- **Material provided**:
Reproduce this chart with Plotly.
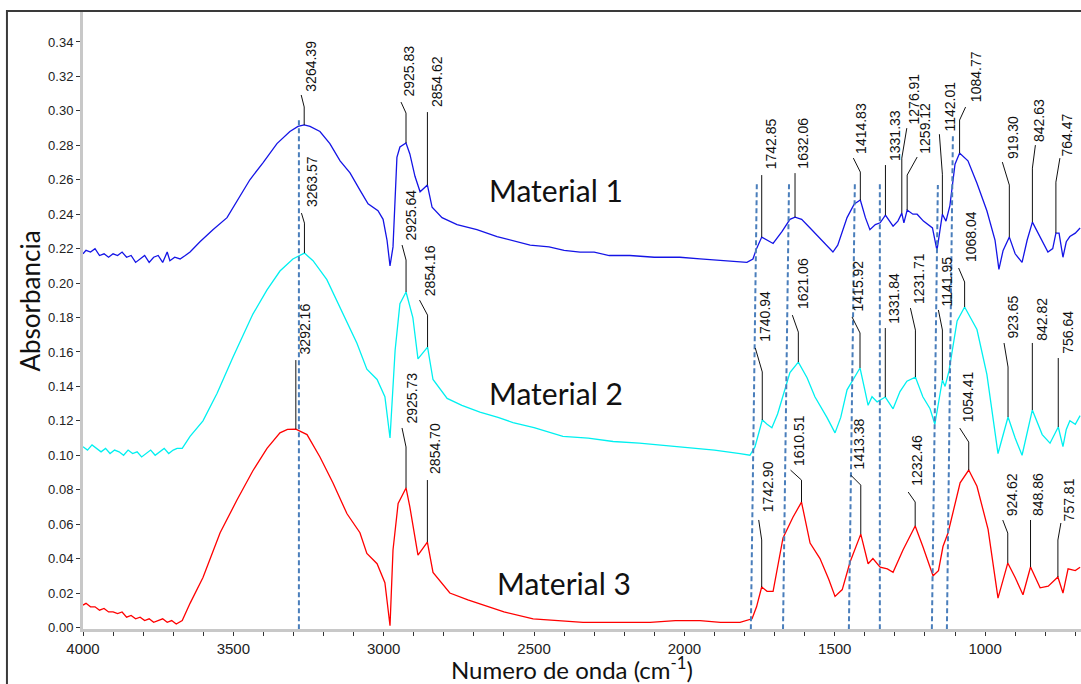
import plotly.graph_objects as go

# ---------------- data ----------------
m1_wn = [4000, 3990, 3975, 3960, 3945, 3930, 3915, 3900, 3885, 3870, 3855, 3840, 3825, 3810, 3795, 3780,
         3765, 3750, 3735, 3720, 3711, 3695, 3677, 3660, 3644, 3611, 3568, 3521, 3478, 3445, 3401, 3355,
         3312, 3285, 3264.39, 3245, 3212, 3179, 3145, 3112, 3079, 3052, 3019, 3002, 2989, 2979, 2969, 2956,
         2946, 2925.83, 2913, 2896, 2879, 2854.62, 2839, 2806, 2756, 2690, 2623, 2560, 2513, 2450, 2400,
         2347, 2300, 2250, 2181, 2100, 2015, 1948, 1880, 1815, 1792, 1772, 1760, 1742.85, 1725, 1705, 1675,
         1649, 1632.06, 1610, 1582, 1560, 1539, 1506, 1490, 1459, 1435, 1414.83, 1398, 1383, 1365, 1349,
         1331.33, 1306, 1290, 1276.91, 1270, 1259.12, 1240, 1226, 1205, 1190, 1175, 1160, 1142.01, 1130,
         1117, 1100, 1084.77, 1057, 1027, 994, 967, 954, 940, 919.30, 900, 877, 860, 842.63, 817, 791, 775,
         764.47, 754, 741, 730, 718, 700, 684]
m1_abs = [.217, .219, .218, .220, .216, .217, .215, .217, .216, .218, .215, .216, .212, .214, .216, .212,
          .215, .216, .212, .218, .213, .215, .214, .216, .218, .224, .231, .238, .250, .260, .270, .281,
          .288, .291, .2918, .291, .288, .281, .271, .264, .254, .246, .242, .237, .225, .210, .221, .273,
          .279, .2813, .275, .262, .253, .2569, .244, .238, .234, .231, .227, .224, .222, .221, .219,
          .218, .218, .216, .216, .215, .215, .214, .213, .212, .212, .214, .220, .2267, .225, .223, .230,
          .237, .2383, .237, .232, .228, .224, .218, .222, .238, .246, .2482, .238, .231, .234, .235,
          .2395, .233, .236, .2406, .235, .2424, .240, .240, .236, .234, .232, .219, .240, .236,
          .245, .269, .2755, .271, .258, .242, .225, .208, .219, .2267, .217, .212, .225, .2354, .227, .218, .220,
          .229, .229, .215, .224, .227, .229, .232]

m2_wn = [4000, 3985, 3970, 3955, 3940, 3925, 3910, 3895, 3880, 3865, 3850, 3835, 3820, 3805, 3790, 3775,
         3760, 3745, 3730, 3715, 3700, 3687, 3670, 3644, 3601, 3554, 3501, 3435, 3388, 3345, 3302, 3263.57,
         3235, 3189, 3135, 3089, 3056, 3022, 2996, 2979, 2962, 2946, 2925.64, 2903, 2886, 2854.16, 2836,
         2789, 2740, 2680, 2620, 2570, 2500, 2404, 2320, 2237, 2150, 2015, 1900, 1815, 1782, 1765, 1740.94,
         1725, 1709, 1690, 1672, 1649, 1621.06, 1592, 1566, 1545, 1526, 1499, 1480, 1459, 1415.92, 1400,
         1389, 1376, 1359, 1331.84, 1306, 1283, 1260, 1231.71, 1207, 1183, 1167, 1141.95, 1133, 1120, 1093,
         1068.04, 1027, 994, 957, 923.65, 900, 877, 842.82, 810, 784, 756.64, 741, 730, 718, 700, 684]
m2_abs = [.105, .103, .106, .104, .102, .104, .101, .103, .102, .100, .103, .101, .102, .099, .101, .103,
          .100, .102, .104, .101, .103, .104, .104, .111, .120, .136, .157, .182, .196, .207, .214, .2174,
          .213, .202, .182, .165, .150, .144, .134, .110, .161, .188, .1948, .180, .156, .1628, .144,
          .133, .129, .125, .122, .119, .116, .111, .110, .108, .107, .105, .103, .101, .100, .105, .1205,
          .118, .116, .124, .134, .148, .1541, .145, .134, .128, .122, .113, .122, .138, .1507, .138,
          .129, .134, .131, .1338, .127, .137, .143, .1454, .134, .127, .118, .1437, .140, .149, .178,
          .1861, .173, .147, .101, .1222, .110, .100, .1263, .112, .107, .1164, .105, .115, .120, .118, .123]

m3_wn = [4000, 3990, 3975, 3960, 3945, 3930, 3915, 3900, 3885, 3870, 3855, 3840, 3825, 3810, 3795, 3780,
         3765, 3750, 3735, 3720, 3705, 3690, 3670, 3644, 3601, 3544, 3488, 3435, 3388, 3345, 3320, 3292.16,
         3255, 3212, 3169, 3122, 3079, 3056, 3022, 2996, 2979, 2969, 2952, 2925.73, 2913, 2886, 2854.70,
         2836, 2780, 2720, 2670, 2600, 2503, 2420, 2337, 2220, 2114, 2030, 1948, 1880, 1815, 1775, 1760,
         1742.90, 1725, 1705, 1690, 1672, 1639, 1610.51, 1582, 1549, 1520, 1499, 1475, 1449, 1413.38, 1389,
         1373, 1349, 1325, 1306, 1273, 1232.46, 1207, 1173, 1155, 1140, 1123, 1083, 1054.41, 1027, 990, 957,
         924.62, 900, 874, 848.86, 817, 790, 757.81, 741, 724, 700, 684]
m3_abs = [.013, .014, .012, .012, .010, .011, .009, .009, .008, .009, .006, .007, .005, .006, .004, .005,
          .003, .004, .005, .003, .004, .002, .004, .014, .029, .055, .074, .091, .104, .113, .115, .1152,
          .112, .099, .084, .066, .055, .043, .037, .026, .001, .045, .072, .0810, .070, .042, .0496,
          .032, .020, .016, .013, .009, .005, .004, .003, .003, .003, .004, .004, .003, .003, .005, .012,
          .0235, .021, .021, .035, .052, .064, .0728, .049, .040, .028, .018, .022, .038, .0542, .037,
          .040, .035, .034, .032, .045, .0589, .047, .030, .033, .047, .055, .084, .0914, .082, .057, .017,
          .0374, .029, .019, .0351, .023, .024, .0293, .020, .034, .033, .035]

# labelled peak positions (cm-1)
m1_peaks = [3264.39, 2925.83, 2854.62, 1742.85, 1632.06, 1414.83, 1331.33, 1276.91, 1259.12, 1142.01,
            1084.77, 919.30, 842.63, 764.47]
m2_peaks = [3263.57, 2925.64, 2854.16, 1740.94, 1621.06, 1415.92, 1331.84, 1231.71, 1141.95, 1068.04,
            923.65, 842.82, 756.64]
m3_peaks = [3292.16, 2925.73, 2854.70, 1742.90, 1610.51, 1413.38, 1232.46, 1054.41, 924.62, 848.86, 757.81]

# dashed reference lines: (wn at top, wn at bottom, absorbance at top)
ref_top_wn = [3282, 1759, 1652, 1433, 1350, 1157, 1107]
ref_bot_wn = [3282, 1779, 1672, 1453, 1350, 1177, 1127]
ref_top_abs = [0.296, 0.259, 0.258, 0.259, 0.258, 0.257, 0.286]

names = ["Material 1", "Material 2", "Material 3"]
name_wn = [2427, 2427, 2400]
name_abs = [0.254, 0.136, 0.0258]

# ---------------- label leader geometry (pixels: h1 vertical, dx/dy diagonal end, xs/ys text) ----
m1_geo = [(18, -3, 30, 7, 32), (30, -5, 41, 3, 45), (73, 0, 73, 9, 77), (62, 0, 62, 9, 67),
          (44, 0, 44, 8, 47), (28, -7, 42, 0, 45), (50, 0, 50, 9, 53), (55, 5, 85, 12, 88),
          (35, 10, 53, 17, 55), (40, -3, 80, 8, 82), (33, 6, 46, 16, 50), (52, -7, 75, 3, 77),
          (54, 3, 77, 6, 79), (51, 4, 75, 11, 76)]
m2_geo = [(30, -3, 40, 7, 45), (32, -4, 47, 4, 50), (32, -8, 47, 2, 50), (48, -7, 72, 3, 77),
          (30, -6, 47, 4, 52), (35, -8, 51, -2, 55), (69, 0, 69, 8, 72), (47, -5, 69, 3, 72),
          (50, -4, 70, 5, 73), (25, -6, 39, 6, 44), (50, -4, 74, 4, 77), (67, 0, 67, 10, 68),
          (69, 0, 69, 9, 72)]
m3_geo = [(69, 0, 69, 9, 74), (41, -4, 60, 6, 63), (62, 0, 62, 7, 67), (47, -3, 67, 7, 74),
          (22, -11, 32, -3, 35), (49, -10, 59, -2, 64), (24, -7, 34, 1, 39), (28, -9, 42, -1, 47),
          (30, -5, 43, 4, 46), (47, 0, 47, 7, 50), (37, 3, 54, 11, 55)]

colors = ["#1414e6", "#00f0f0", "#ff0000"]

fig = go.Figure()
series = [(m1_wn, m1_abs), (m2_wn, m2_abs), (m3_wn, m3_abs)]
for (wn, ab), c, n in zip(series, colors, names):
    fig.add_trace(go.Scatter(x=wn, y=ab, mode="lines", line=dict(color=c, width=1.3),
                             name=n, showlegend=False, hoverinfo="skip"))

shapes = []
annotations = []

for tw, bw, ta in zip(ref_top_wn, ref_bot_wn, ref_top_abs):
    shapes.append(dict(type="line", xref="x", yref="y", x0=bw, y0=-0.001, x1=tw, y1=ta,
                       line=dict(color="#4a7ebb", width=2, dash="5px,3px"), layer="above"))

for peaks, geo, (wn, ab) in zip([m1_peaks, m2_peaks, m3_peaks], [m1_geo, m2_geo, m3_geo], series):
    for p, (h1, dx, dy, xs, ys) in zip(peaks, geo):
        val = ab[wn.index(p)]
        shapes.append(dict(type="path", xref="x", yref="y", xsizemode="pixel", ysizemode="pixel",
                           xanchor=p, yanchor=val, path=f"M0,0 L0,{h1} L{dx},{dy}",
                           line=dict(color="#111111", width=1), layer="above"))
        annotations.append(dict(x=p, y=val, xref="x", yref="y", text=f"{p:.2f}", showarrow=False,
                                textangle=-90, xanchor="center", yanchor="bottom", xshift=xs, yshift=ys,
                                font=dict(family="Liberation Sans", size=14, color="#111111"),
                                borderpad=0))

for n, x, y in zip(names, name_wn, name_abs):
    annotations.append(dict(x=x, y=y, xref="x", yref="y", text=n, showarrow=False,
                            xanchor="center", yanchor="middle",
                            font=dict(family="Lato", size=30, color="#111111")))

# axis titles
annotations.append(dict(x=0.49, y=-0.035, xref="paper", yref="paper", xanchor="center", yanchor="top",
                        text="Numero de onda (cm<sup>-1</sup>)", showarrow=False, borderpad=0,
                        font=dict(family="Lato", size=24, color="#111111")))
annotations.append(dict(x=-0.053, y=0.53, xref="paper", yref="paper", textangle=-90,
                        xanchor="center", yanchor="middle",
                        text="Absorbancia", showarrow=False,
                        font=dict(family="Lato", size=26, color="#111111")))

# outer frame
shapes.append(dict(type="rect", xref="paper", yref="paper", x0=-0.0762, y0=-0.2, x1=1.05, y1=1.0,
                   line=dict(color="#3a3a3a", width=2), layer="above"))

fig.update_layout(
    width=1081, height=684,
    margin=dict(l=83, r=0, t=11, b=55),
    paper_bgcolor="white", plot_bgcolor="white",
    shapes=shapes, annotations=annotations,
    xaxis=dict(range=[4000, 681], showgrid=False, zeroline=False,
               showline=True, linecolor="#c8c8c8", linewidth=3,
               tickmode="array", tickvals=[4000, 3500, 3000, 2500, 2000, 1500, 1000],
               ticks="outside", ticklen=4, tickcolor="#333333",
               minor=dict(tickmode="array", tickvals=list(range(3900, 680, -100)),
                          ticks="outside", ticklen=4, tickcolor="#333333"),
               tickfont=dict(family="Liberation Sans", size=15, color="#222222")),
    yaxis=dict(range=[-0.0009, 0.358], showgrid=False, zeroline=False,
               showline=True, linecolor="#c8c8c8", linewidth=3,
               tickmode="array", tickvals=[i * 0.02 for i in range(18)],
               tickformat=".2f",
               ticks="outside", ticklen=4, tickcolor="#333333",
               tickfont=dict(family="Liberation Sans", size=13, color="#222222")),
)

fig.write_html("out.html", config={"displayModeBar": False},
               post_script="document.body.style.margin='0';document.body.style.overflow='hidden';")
...
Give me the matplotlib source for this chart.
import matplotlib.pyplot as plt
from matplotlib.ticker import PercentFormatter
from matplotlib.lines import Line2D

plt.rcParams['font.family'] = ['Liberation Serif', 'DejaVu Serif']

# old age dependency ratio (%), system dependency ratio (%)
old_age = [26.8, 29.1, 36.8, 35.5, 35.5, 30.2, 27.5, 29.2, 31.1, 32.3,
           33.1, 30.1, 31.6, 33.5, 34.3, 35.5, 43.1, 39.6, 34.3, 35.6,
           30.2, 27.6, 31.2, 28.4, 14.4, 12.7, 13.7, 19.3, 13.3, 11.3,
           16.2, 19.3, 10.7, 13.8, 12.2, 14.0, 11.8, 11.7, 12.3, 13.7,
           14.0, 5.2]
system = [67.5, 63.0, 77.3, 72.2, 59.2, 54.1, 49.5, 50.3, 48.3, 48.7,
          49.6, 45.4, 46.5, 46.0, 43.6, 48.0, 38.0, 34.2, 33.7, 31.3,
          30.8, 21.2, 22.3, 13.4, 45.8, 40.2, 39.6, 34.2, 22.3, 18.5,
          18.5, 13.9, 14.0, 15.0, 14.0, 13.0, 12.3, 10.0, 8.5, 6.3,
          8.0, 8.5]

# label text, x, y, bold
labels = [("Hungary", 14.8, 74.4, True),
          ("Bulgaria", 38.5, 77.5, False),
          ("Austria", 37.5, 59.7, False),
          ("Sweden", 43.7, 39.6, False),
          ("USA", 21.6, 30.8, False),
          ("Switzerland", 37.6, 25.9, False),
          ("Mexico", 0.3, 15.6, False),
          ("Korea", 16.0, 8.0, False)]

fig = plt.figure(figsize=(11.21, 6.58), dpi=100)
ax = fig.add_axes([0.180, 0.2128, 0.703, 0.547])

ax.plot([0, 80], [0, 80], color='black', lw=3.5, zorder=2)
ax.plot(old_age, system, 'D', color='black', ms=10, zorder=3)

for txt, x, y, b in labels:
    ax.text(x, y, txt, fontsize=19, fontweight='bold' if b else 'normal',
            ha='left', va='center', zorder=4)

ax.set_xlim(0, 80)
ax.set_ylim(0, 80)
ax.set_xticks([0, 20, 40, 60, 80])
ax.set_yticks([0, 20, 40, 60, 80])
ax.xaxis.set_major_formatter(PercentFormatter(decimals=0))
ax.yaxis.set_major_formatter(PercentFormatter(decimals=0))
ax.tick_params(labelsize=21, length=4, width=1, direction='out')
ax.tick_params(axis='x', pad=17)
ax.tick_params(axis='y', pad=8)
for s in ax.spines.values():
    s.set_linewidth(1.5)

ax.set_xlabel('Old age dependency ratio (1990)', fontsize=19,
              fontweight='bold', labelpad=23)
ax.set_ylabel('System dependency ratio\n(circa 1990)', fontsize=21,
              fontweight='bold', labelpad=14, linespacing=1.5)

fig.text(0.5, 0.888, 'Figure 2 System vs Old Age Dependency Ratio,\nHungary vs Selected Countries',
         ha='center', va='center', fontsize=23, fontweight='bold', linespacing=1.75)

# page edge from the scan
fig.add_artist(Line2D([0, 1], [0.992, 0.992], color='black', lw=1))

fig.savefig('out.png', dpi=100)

- **The request**:
Pictures are not part of the copy. Reproduce the lines from the one containing "Reproduce this chart with Plotly." through the one containing "import plotly.graph_objects as go", exactly and nothing more.

- **Answer for the task**:
Reproduce this chart with Plotly.
import plotly.graph_objects as go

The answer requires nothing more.